Inform 7 text adventure code can heavily feature directions such as north, south, west, east, northwest, southwest, southeast, and northeast. I am developing a code verifying script, and one of its tasks is to find instances of these words. My first try used brute force:
import re
sample_line = 'The westerly barn is a room. The field is east of the barn. \
The stable is northeast of the field. The forest is northwest of the field.'
# note: this could be generated with zip and north/south'' and east/west/'', but that's another exercise.
x = [ 'north', 'south', 'east', 'west', 'northwest', 'southwest', 'southeast', 'northeast' ]

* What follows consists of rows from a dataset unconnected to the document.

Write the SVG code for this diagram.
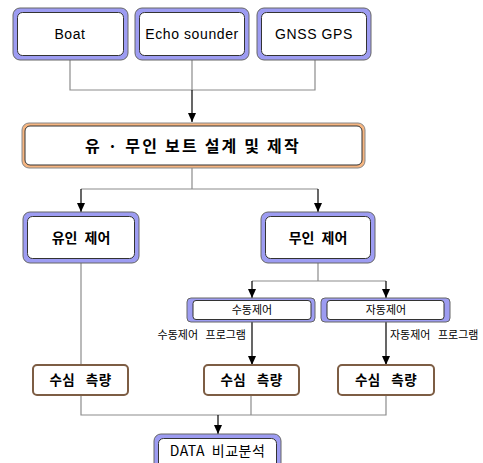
<svg xmlns="http://www.w3.org/2000/svg" width="483" height="463" viewBox="0 0 483 463">
<defs>
<marker id="ah" markerUnits="userSpaceOnUse" markerWidth="10" markerHeight="8" refX="9" refY="4" orient="auto">
<path d="M0,0 L9,4 L0,8 Z" fill="#000"/>
</marker>
<style>
.po{fill:#9d9cf2;stroke:#666;stroke-width:1}
.oo{fill:#f6b580;stroke:#888;stroke-width:1}
.in{fill:#fff;stroke:#333;stroke-width:1}
.br{fill:#fff;stroke:#7d5d44;stroke-width:2}
.en{font-family:"Liberation Sans",Arial,sans-serif;font-size:14px;fill:#000;text-anchor:middle;letter-spacing:0.6px}
.kb{font-family:"Noto Sans CJK KR",sans-serif;font-weight:bold;fill:#000;text-anchor:middle}
.kn{font-family:"Noto Sans CJK KR",sans-serif;fill:#000}
.g{fill:none;stroke:#8c8c8c;stroke-width:1.2}
.k{fill:none;stroke:#000;stroke-width:1.2;marker-end:url(#ah)}
</style>
</defs>
<g id="connectors">
<path class="g" d="M70 60 V90 H315 V60 M192 60 V90"/>
<path class="k" d="M192 90 V122"/>
<path class="g" d="M192 168 V189 M81 189 H318"/>
<path class="k" d="M81 189 V212"/>
<path class="k" d="M318 189 V212"/>
<path class="g" d="M81 263 V365"/>
<path class="g" d="M318 263 V281 M252 281 H386"/>
<path class="k" d="M252 281 V298"/>
<path class="k" d="M386 281 V298"/>
<path class="k" d="M252 322 V365"/>
<path class="k" d="M386 322 V365"/>
<path class="g" d="M81 395 V415 H386 V395 M251 395 V415"/>
<path class="k" d="M218 415 V434"/>
</g>
<g id="boat">
<rect class="po" x="13" y="8" width="115" height="52" rx="7"/>
<rect class="in" x="17.5" y="12.5" width="106" height="43" rx="5"/>
<text class="en" x="70" y="39">Boat</text>
</g>
<g id="echo">
<rect class="po" x="135" y="8" width="114" height="52" rx="7"/>
<rect class="in" x="139.5" y="12.5" width="105" height="43" rx="5"/>
<text class="en" x="192" y="39">Echo sounder</text>
</g>
<g id="gnss">
<rect class="po" x="257" y="8" width="114" height="52" rx="7"/>
<rect class="in" x="261.5" y="12.5" width="105" height="43" rx="5"/>
<text class="en" x="314" y="39">GNSS GPS</text>
</g>
<g id="design">
<rect class="oo" x="22" y="123" width="343" height="45" rx="7"/>
<rect class="in" x="25" y="126" width="337" height="39" rx="5"/>
<text class="kb" x="193" y="152" font-size="16" letter-spacing="2.2">유 · 무인 보트 설계 및 제작</text>
</g>
<g id="manned">
<rect class="po" x="23" y="212" width="116" height="51" rx="7"/>
<rect class="in" x="27.5" y="216.5" width="107" height="42" rx="5"/>
<text class="kb" x="81" y="243" font-size="14" word-spacing="4">유인 제어</text>
</g>
<g id="unmanned">
<rect class="po" x="261" y="212" width="114" height="51" rx="7"/>
<rect class="in" x="265.5" y="216.5" width="105" height="42" rx="5"/>
<text class="kb" x="318" y="243" font-size="14" word-spacing="4">무인 제어</text>
</g>
<g id="manual">
<rect class="po" x="187" y="298" width="128" height="24" rx="4" fill="#b3b6f4"/>
<rect class="in" x="193" y="300.5" width="118" height="19" rx="3"/>
<text class="kn" x="252" y="314" font-size="11" text-anchor="middle">수동제어</text>
</g>
<g id="auto">
<rect class="po" x="321" y="298" width="129" height="24" rx="4"/>
<rect class="in" x="327" y="300.5" width="117" height="19" rx="3"/>
<text class="kn" x="386" y="314" font-size="11" text-anchor="middle">자동제어</text>
</g>
<text class="kn" x="246" y="339" font-size="11" text-anchor="end" word-spacing="5">수동제어 프로그램</text>
<text class="kn" x="390" y="339" font-size="11" word-spacing="5">자동제어 프로그램</text>
<g id="survey1">
<rect class="br" x="33" y="365" width="95" height="30" rx="4"/>
<text class="kb" x="80.5" y="385" font-size="13.5" letter-spacing="0.5" word-spacing="7">수심 측량</text>
</g>
<g id="survey2">
<rect class="br" x="204" y="365" width="95" height="30" rx="4"/>
<text class="kb" x="251.5" y="385" font-size="13.5" letter-spacing="0.5" word-spacing="7">수심 측량</text>
</g>
<g id="survey3">
<rect class="br" x="338" y="365" width="96" height="30" rx="4"/>
<text class="kb" x="386" y="385" font-size="13.5" letter-spacing="0.5" word-spacing="7">수심 측량</text>
</g>
<g id="data">
<rect class="po" x="154" y="434" width="127" height="40" rx="7"/>
<rect class="in" x="158.5" y="438.5" width="118" height="32" rx="5"/>
<text class="kn" x="217.5" y="456" font-size="14" letter-spacing="0.5" word-spacing="3" text-anchor="middle">DATA 비교분석</text>
</g>
</svg>
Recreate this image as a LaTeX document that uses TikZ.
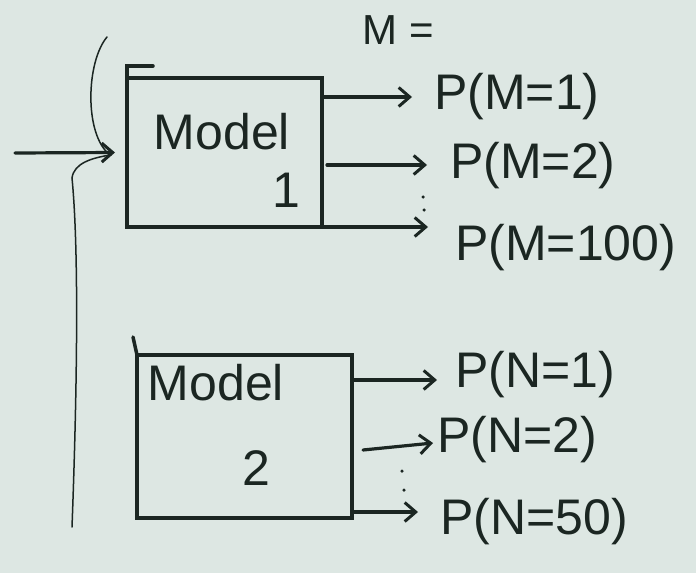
\documentclass[tikz,border=0pt]{standalone}
\usepackage{fontspec}
\setmainfont{Liberation Sans}
\usetikzlibrary{arrows.meta,calc}
\definecolor{paper}{HTML}{DDE7E3}
\definecolor{ink}{HTML}{1B2622}
\tikzset{
  modelbox/.style={draw=ink, line width=4pt, inner sep=0pt, outer sep=0pt},
  boxtext/.style={text=ink, font=\fontsize{50}{56}\selectfont},
  prob/.style={text=ink, anchor=west, inner sep=0pt, font=\fontsize{50}{56}\selectfont},
  outarrow/.style={draw=ink, line width=3.2pt, line cap=round,
    -{Straight Barb[length=11pt,width=19pt,line width=3pt]}},
  thinline/.style={draw=ink, line width=1.5pt, line cap=round},
  dot/.style={fill=ink, circle, inner sep=0pt, minimum size=3.5pt}
}
\begin{document}
\begin{tikzpicture}[x=1pt,y=-1pt]
  % sheet
  \fill[paper] (0,0) rectangle (696,573);
  \useasboundingbox (0,0) rectangle (696,573);

  % the two model boxes
  \node[modelbox, minimum width=195pt, minimum height=149pt] (m1) at (224.5,152.5) {};
  \node[modelbox, minimum width=215pt, minimum height=163pt] (m2) at (244.5,436.5) {};
  \draw[ink, line width=3.5pt, line cap=round] (m1.north west) -- ++(0,-12) -- ++(26,0);
  \draw[ink, line width=3.5pt, line cap=round] (m2.north west) -- ++(-4,-18);

  \node[boxtext] (t1) at (222,132) {Model};
  \node[boxtext] (n1) at (286,190) {1};
  \node[boxtext] (t2) at (216,383) {Model};
  \node[boxtext] (n2) at (256,468) {2};

  % input and the bracket joining both models
  \coordinate (in) at (15,153);
  \draw[outarrow] (in) -- ([xshift=-12pt]m1.west);
  \draw[thinline] (107,37) .. controls (86,62) and (84,135) .. (110,155)
                  .. controls (92,158) and (74,163) .. (72,178)
                  .. controls (80,260) and (76,420) .. (72,527);

  % outputs of model 1
  \node[text=ink, font=\fontsize{42}{48}\selectfont] (mlab) at (398,30) {M =};
  \node[prob] (p11) at (434,97) {P(M=1)};
  \node[prob] (p12) at (450,166) {P(M=2)};
  \node[prob] (p13) at (455,248) {P(M=100)};
  \coordinate (a11) at (412,97);
  \coordinate (a12) at (427,165);
  \coordinate (a13) at (428,227);
  \draw[outarrow] (m1.east |- a11) -- (a11);
  \draw[outarrow] ([xshift=5pt]m1.east |- a12) -- (a12);
  \draw[outarrow] (m1.east |- a13) -- (a13);
  \node[dot] (d11) at (423,197) {};
  \node[dot] (d12) at (424,210) {};

  % outputs of model 2
  \node[prob] (p21) at (455,375) {P(N=1)};
  \node[prob] (p22) at (437,440) {P(N=2)};
  \node[prob] (p23) at (440,522) {P(N=50)};
  \coordinate (a21) at (437,380);
  \coordinate (s22) at (363,450);
  \coordinate (a22) at (433,443);
  \coordinate (a23) at (418,512);
  \draw[outarrow] (m2.east |- a21) -- (a21);
  \draw[outarrow] (s22) -- (a22);
  \draw[outarrow] (m2.east |- a23) -- (a23);
  \node[dot] (d21) at (402,471) {};
  \node[dot] (d22) at (404,490) {};
\end{tikzpicture}
\end{document}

regstr = r'\b({0})\b'.format('|'.join(x))
print(re.findall(regstr, sample_line))
This worked and gave me what I wanted: [ 'east', 'northeast', 'northwest' ]
while ignoring westerly
.
I wanted to use a bit of symmetry to cut down the regex some more. But I noticed my preferred way left open the possibility of a zero-length match. So I came up with this:
regstr2 = r'\b(north|south|(north|south)?(east|west))\b'
print(sample_line)
print([x[0] for x in re.findall(regstr2, sample_line)])
This worked, but it felt inelegant.
My third try, with help from this link, was:
regstr3 = r'(?=.)(\b(north|south)?(east|west)?\b)'
print(sample_line)
print([x[0] for x in re.findall(regstr3, sample_line)])
This gots the three directions I want, but it also got a lot of zero-length matches I'd hoped to ignore, even with the recommended (?=.).
Is there a way Python could get a variant of regstr3
to work? While there are obvious workarounds, it would be pleasing to have a tidy regex without a lot of repetitions and similar words.